- Classification: Division I
- Season: 2001–02
- Teams: 12
- Site: Firstar Center Cincinnati, OH
- Champions: Cincinnati (3rd title)
- Winning coach: Bob Huggins (3rd title)
- MVP: Steve Logan (Cincinnati)

= 2002 Conference USA men's basketball tournament =

The 2002 Conference USA men's basketball tournament was held March 6–9 at the Firstar Center in Cincinnati, Ohio.

Top-seeded Cincinnati defeated Marquette in the championship game, 77–63, to clinch their third Conference USA men's tournament championship.

The Bearcats, in turn, received an automatic bid to the 2002 NCAA tournament. They were joined in the tournament by fellow C-USA members Marquette and Charlotte, both of whom earned at-large bids.

==Format==
Conference USA added two new teams, East Carolina and TCU, bringing total membership to fourteen. ECU was placed in the American Division, and TCU into the National Division.

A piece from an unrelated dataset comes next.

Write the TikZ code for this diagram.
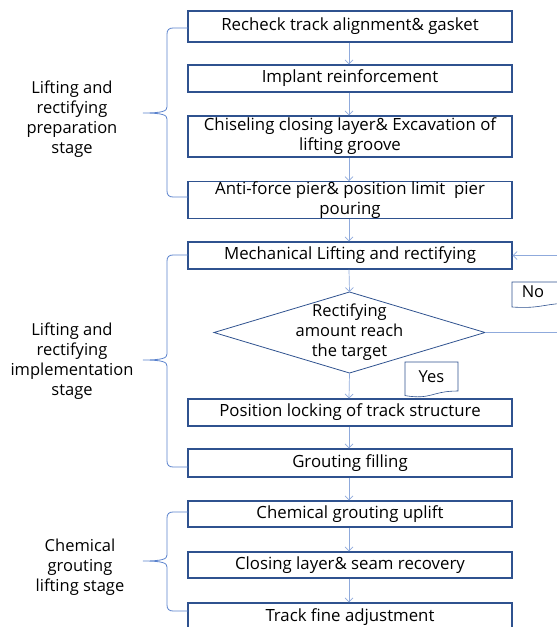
\documentclass[tikz,border=0pt]{standalone}
\usepackage{fontspec}
\setmainfont{Open Sans}
\usetikzlibrary{arrows.meta,calc}
\definecolor{boxc}{RGB}{47,82,143}
\definecolor{arrc}{RGB}{143,170,220}
\definecolor{brc}{RGB}{90,130,205}
\begin{document}
\begin{tikzpicture}[x=1pt,y=-1pt,
  stepbox/.style={draw=boxc,line width=1.1pt,minimum width=324pt,inner sep=0pt,align=center,font=\fontsize{16.8}{20}\selectfont},
  flow/.style={draw=arrc,line width=0.7pt,-{Straight Barb[length=4pt,width=8pt]}},
  brace/.style={draw=brc,line width=0.8pt},
  stagelabel/.style={align=center,font=\fontsize{16.5}{20}\selectfont},
  tag/.style={font=\fontsize{16.5}{18}\selectfont}]
\path[use as bounding box] (0,0) rectangle (557,627);
\clip (0,0) rectangle (557,627);
\node[stepbox,minimum height=31pt] (b1) at (350,26.5) {Recheck track alignment\& gasket};
\node[stepbox,minimum height=27pt] (b2) at (350,78.5) {Implant reinforcement};
\node[stepbox,minimum height=41pt] (b3) at (350,136.5) {Chiseling closing layer\& Excavation of\\lifting groove};
\node[stepbox,minimum height=36pt] (b4) at (350,200) {Anti-force pier\& position limit\ \ pier\\pouring};
\node[stepbox,minimum height=27pt] (b5) at (350,255.5) {Mechanical Lifting and rectifying};
\node[stagelabel] (dia) at (349.5,332.5) {Rectifying\\amount reach\\the target};
\coordinate (diaT) at (349.5,292);
\coordinate (diaB) at (349.5,373);
\coordinate (diaL) at (214,332.5);
\coordinate (diaR) at (485,332.5);
\draw[draw=boxc,line width=0.8pt] (diaT) -- (diaR) -- (diaB) -- (diaL) -- cycle;
\node[stepbox,minimum height=27pt] (b6) at (350,412.5) {Position locking of track structure};
\node[stepbox,minimum height=28pt] (b7) at (350,463) {Grouting filling};
\node[stepbox,minimum height=26pt] (b8) at (350,514) {Chemical grouting uplift};
\node[stepbox,minimum height=26pt] (b9) at (350,565) {Closing layer\& seam recovery};
\node[stepbox,minimum height=28pt] (b10) at (350,617) {Track fine adjustment};
% arrows
\draw[flow] (b1.south -| 349,0) -- (b2.north -| 349,0);
\draw[flow] (b2.south -| 349,0) -- (b3.north -| 349,0);
\draw[flow] (b3.south -| 349,0) -- (b4.north -| 349,0);
\draw[flow] (b4.south -| 349,0) -- (b5.north -| 349,0);
\draw[flow] (b5.south -| 349,0) -- (diaT);
\draw[flow] (diaB) -- (b6.north -| 349,0);
\draw[flow] (b6.south -| 349,0) -- (b7.north -| 349,0);
\draw[flow] (b7.south -| 349,0) -- (b8.north -| 349,0);
\draw[flow] (b8.south -| 349,0) -- (b9.north -| 349,0);
\draw[flow] (b9.south -| 349,0) -- (b10.north -| 349,0);
\coordinate (loopA) at (575,332.5);
\coordinate (loopB) at (575,255.5);
\draw[flow] (diaR) -- (loopA) -- (loopB) -- (b5.east);
% tags
\draw[draw=boxc,line width=0.6pt,fill=white] (512,282) -- (575,282) -- (575,303) .. controls (543,303) and (543,309) .. (512,307) -- cycle;
\node[tag] (no) at (533,292) {No};
\draw[draw=boxc,line width=0.6pt,fill=white] (405,362) -- (458,362) -- (458,391) .. controls (431.5,391) and (431.5,400) .. (405,395.6) -- cycle;
\node[tag] (yes) at (431.5,377) {Yes};
% braces
\draw[brace] (188,28) -- (173,28) .. controls (169,28) and (167,30) .. (167,34) -- (167,107) .. controls (167,111) and (163,113) .. (143,113)
  .. controls (163,113) and (167,115) .. (167,119) -- (167,191) .. controls (167,195) and (169,197) .. (173,197) -- (188,197);
\draw[brace] (188,255) -- (173,255) .. controls (169,255) and (167,257) .. (167,261) -- (167,354) .. controls (167,358) and (163,360) .. (143,360)
  .. controls (163,360) and (167,362) .. (167,366) -- (167,461) .. controls (167,465) and (169,467) .. (173,467) -- (188,467);
\draw[brace] (188,512) -- (173,512) .. controls (169,512) and (167,514) .. (167,518) -- (167,555) .. controls (167,559) and (163,561) .. (143,561)
  .. controls (163,561) and (167,563) .. (167,567) -- (167,605) .. controls (167,609) and (169,611) .. (173,611) -- (188,611);
% stage labels
\node[stagelabel] (s1) at (72,119.5) {Lifting and\\rectifying\\preparation\\stage};
\node[stagelabel] (s2) at (72,361) {Lifting and\\rectifying\\implementation\\stage};
\node[stagelabel] (s3) at (80,567) {Chemical\\grouting\\lifting stage};
\end{tikzpicture}
\end{document}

Even with the league expansion, there were no new changes to the tournament format. The top four teams were given byes into the quarterfinal round while the next eight teams were placed into the first round. The two teams at the bottom of the conference standings, therefore, did not qualify for the tournament. All remaining tournament seeds were determined by regular season conference records.